On my desktop computer (Intel i7, 12GB RAM), this query takes 5,1 milliseconds to execute. Interesting to note, the cost of JSON rendering is small, something around 0,6ms. This data can be computed from the explain analyze verbose of the statement execution plan. In order to have a realistic execution time you have to add the call latency between an hypothetical application server and the database, which in a well engineered network may be in the same order of magnitude (5ms).
The most optimized application level solution will be at least 6 times slower than this, due to latencies and redundant application level processing and data format translations. But I presume normally sloppy programmers will prefer to write more readable and maintainable code so they may opt for the first vanilla ORM solution which may be 100 times slower. Maybe this goes into production unnoticed and if the user population is small and tolerant, this may actually be acceptable (users start perceiving a latency when response time is at least 0.7 seconds).
But the SQL solution is quite simple and enjoyable. It is 17 lines of code, with no mutable variables, loops, assignments and conditionals. Completely declarative code that is quite easy to understand. The CTE pulls the notes each one with it's own  array of tags (the array_agg call).
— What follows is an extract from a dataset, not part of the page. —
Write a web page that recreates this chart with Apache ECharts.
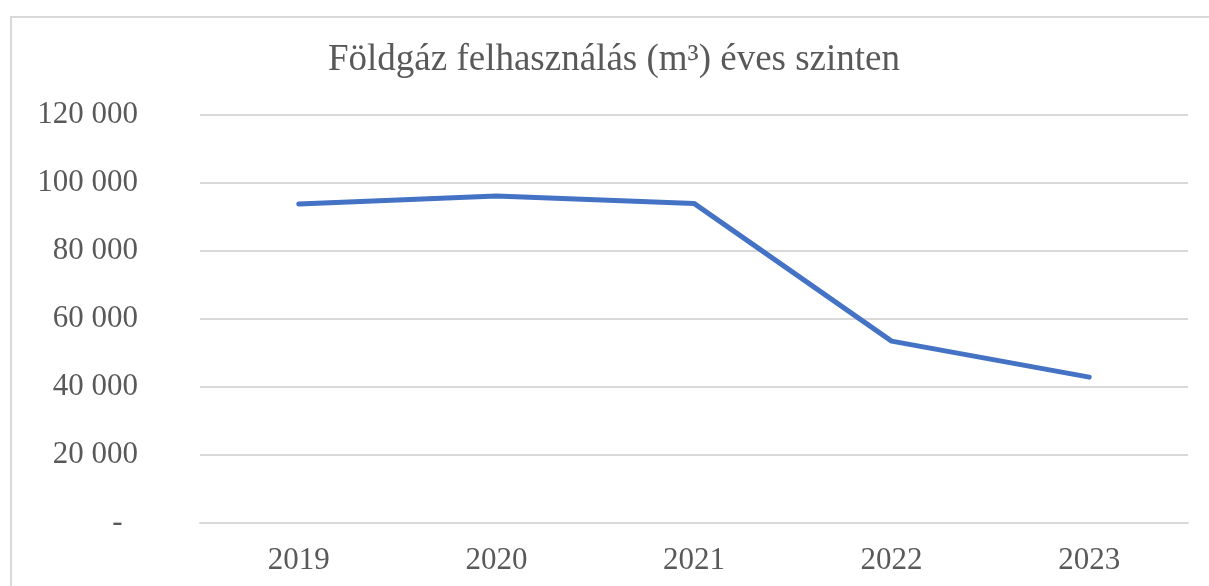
<!DOCTYPE html>
<html><head><meta charset="utf-8">
<script src="https://cdn.jsdelivr.net/npm/echarts@6/dist/echarts.min.js"></script>
<style>html,body{margin:0;padding:0;background:#fff}#c{width:1209px;height:586px}</style>
</head><body><div id="c"></div>
<script>
const titleText = 'Földgáz felhasználás (m³) éves szinten';
const years = ['2019', '2020', '2021', '2022', '2023'];
const gasUse = [93800, 96200, 94000, 53500, 42900];
const yMin = 0, yMax = 120000, yStep = 20000;

const chart = echarts.init(document.getElementById('c'), null, {renderer: 'canvas'});
const FONT = '"Liberation Serif", "Times New Roman", serif';
chart.setOption({
  backgroundColor: '#fff',
  animation: false,
  graphic: [{
    type: 'polyline', silent: true,
    shape: {points: [[11, 600], [11, 17], [1230, 17]]},
    style: {stroke: '#d9d9d9', lineWidth: 2, fill: null}
  }],
  title: {
    text: titleText, left: 609, top: 37, textAlign: 'center',
    textStyle: {fontFamily: FONT, fontSize: 37, fontWeight: 'normal', color: '#595959'}
  },
  grid: {left: 200, right: 21, top: 115, bottom: 63, containLabel: false},
  xAxis: {
    type: 'category', data: years, boundaryGap: true,
    axisLine: {show: true, lineStyle: {color: '#d9d9d9', width: 2}},
    axisTick: {show: false},
    axisLabel: {fontFamily: FONT, fontSize: 31, color: '#595959', margin: 22}
  },
  yAxis: {
    type: 'value', min: yMin, max: yMax, interval: yStep,
    axisLine: {show: false}, axisTick: {show: false},
    splitLine: {lineStyle: {color: '#d9d9d9', width: 2}},
    axisLabel: {
      fontFamily: FONT, fontSize: 31, color: '#595959', margin: 62,
      formatter: v => v === 0 ? '-\u00a0\u00a0' : String(v).replace(/\B(?=(\d{3})+(?!\d))/g, ' ')
    }
  },
  series: [{
    type: 'line', data: gasUse, symbol: 'none',
    lineStyle: {color: '#4472c4', width: 5, cap: 'round', join: 'round'}
  }]
});
</script></body></html>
The main select constructs a JSON object from a SQL ROW that is made of two columns: the first one gets all the referenced tags by joining with the CTE result and aggregating the tags rows as a JSON array; the second column is the aggregation as a JSON array of the CTE result. No messing with performance related problems. Let the database optimize the execution for us.
This solution is fast, scales well and is easy to program.
There is anyway a problem with this solution as of PostgreSQL 9.3. The ROW construct causes output columns to be named f1 and f2 instead of tags and notes. I've not found a workaround but in 9.4 there is a plethora of new JSON functions. Among these there are new constructor functions like json_build_object(VARIADIC any) which is what we need in our case:

WITH n AS (
    SELECT
        note_id,
        note_title,
        note_content,
        (
            SELECT
                array_agg(tag_id)
            FROM
                note_tags
            WHERE
                note_id = notes.note_id) tags
    FROM
        notes
    ORDER BY
        note_id
    LIMIT 40 )
SELECT
    json_build_object (
        "tags",
        (
            SELECT
                json_agg(t)
            FROM (
                    SELECT
                        DISTINCT tags.tag_id,
                        tags.tag_name
                    FROM
                        note_tags nt
                        JOIN tags USING (tag_id)
                        JOIN n USING (note_id)) AS t ),
        "notes",
        (
            SELECT
                json_agg (n)
            FROM
                n))

I've not tested this, anyway.
To conclude, JSON powered relational databases show interesting possibilities:
- significant performance improvements from moving the code into the data processing layer;
- code simplification. Just express the result you want and let the database do it's magic.